Given request - Retype all material exactly. Pictures stay out of the copy.

++++++++++

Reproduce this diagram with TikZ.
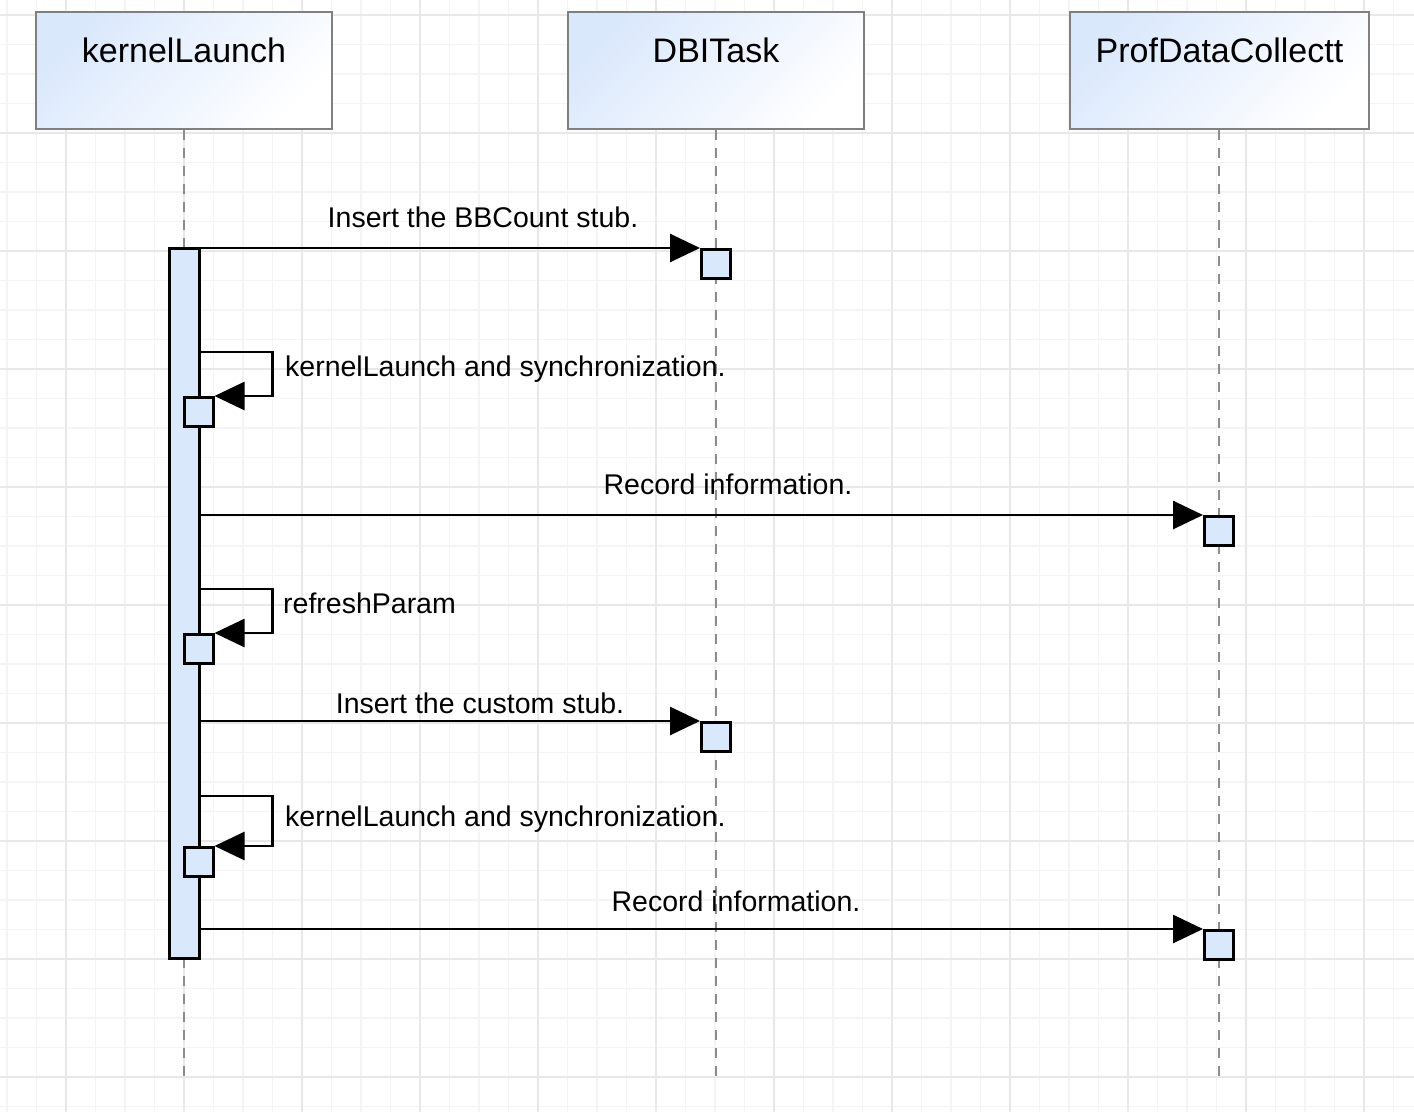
\documentclass[tikz,border=0pt]{standalone}
\usepackage{fontspec}
\setmainfont{Liberation Sans}
\usetikzlibrary{arrows.meta,positioning,calc}

\definecolor{lanefill}{HTML}{DAE8FC}
\definecolor{gridminor}{HTML}{F4F4F4}
\definecolor{gridmajor}{HTML}{E8E8E8}

\begin{document}
\begin{tikzpicture}[
    x=1pt, y=1pt,
    head/.style={draw=black!50, line width=2pt, left color=lanefill, right color=white, shading angle=45,
                 minimum width=296pt, minimum height=117pt, text height=25pt, text depth=42pt,
                 font=\fontsize{34}{40}\selectfont},
    lifeline/.style={draw=black!45, line width=2pt, dash pattern=on 10pt off 8pt},
    actbar/.style={draw, line width=3pt, fill=lanefill, minimum width=30pt, minimum height=710pt, inner sep=0pt},
    actbox/.style={draw, line width=3pt, fill=lanefill, minimum size=29pt, inner sep=0pt, anchor=north},
    msg/.style={line width=2.7pt, -{Triangle[length=30pt, width=28pt]}},
    msglabel/.style={anchor=base, font=\fontsize{28.5}{34}\selectfont, inner sep=0pt},
    selflabel/.style={msglabel, anchor=base west}
]
\useasboundingbox (0,0) rectangle (1414,-1112);
\fill[white] (0,0) rectangle (1414,-1112);

% background grid
\begin{scope}[shift={(66,-15)}]
\draw[gridminor, line width=1.5pt] (-66,-1097) grid[step=29.5] (1348,15);
\draw[gridmajor, line width=2pt] (-66,-1097) grid[step=118] (1348,15);
\end{scope}

% participants
\node[head] (kernel) at (184,-70.5) {kernelLaunch};
\node[head] (dbi) at (716,-70.5) {DBITask};
\node[head, minimum width=299pt] (prof) at (1219.5,-70.5) {ProfDataCollectt};

\coordinate (kernelend) at (184,-1078);
\coordinate (dbiend) at (716,-1078);
\coordinate (profend) at (1219,-1078);

\draw[lifeline] (kernel.south) -- (kernelend);
\draw[lifeline] (dbi.south) -- (dbiend);
\draw[lifeline] ([xshift=-0.5pt]prof.south) -- (profend);

% activations
\node[actbar] (bar) at (184,-603) {};
\node[actbox] (ins1) at (716,-248) {};
\node[actbox] (self1) at (198.5,-396) {};
\node[actbox] (rec1) at (1219,-515) {};
\node[actbox] (self2) at (198.5,-633) {};
\node[actbox] (ins2) at (716,-721) {};
\node[actbox] (self3) at (198.5,-846) {};
\node[actbox] (rec2) at (1219,-929) {};

% messages
\draw[msg] (bar.east |- ins1.north) -- (ins1.north west);
\draw[msg] ($(self1.north -| bar.east)+(0,44)$) -- ++(72,0) |- (self1.north east);
\draw[msg] (bar.east |- rec1.north) -- (rec1.north west);
\draw[msg] ($(self2.north -| bar.east)+(0,44)$) -- ++(72,0) |- (self2.north east);
\draw[msg] (bar.east |- ins2.north) -- (ins2.north west);
\draw[msg] ($(self3.north -| bar.east)+(0,50)$) -- ++(72,0) |- (self3.north east);
\draw[msg] (bar.east |- rec2.north) -- (rec2.north west);

% labels
\node[msglabel] (lbl1) at (483,-227) {Insert the BBCount stub.};
\node[selflabel] (lbl2) at (285,-376) {kernelLaunch and synchronization.};
\node[msglabel] (lbl3) at (728,-494) {Record information.};
\node[selflabel] (lbl4) at (283,-613) {refreshParam};
\node[msglabel] (lbl5) at (480,-713) {Insert the custom stub.};
\node[selflabel] (lbl6) at (285,-826) {kernelLaunch and synchronization.};
\node[msglabel] (lbl7) at (736,-911) {Record information.};
\end{tikzpicture}
\end{document}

++++++++++

Answer to the exercise -
Reproduce this diagram with TikZ.
\documentclass[tikz,border=0pt]{standalone}
\usepackage{fontspec}
\setmainfont{Liberation Sans}
\usetikzlibrary{arrows.meta,positioning,calc}

\definecolor{lanefill}{HTML}{DAE8FC}
\definecolor{gridminor}{HTML}{F4F4F4}
\definecolor{gridmajor}{HTML}{E8E8E8}

\begin{document}
\begin{tikzpicture}[
    x=1pt, y=1pt,
    head/.style={draw=black!50, line width=2pt, left color=lanefill, right color=white, shading angle=45,
                 minimum width=296pt, minimum height=117pt, text height=25pt, text depth=42pt,
                 font=\fontsize{34}{40}\selectfont},
    lifeline/.style={draw=black!45, line width=2pt, dash pattern=on 10pt off 8pt},
    actbar/.style={draw, line width=3pt, fill=lanefill, minimum width=30pt, minimum height=710pt, inner sep=0pt},
    actbox/.style={draw, line width=3pt, fill=lanefill, minimum size=29pt, inner sep=0pt, anchor=north},
    msg/.style={line width=2.7pt, -{Triangle[length=30pt, width=28pt]}},
    msglabel/.style={anchor=base, font=\fontsize{28.5}{34}\selectfont, inner sep=0pt},
    selflabel/.style={msglabel, anchor=base west}
]
\useasboundingbox (0,0) rectangle (1414,-1112);
\fill[white] (0,0) rectangle (1414,-1112);

% background grid
\begin{scope}[shift={(66,-15)}]
\draw[gridminor, line width=1.5pt] (-66,-1097) grid[step=29.5] (1348,15);
\draw[gridmajor, line width=2pt] (-66,-1097) grid[step=118] (1348,15);
\end{scope}

% participants
\node[head] (kernel) at (184,-70.5) {kernelLaunch};
\node[head] (dbi) at (716,-70.5) {DBITask};
\node[head, minimum width=299pt] (prof) at (1219.5,-70.5) {ProfDataCollectt};

\coordinate (kernelend) at (184,-1078);
\coordinate (dbiend) at (716,-1078);
\coordinate (profend) at (1219,-1078);

\draw[lifeline] (kernel.south) -- (kernelend);
\draw[lifeline] (dbi.south) -- (dbiend);
\draw[lifeline] ([xshift=-0.5pt]prof.south) -- (profend);

% activations
\node[actbar] (bar) at (184,-603) {};
\node[actbox] (ins1) at (716,-248) {};
\node[actbox] (self1) at (198.5,-396) {};
\node[actbox] (rec1) at (1219,-515) {};
\node[actbox] (self2) at (198.5,-633) {};
\node[actbox] (ins2) at (716,-721) {};
\node[actbox] (self3) at (198.5,-846) {};
\node[actbox] (rec2) at (1219,-929) {};

% messages
\draw[msg] (bar.east |- ins1.north) -- (ins1.north west);
\draw[msg] ($(self1.north -| bar.east)+(0,44)$) -- ++(72,0) |- (self1.north east);
\draw[msg] (bar.east |- rec1.north) -- (rec1.north west);
\draw[msg] ($(self2.north -| bar.east)+(0,44)$) -- ++(72,0) |- (self2.north east);
\draw[msg] (bar.east |- ins2.north) -- (ins2.north west);
\draw[msg] ($(self3.north -| bar.east)+(0,50)$) -- ++(72,0) |- (self3.north east);
\draw[msg] (bar.east |- rec2.north) -- (rec2.north west);

% labels
\node[msglabel] (lbl1) at (483,-227) {Insert the BBCount stub.};
\node[selflabel] (lbl2) at (285,-376) {kernelLaunch and synchronization.};
\node[msglabel] (lbl3) at (728,-494) {Record information.};
\node[selflabel] (lbl4) at (283,-613) {refreshParam};
\node[msglabel] (lbl5) at (480,-713) {Insert the custom stub.};
\node[selflabel] (lbl6) at (285,-826) {kernelLaunch and synchronization.};
\node[msglabel] (lbl7) at (736,-911) {Record information.};
\end{tikzpicture}
\end{document}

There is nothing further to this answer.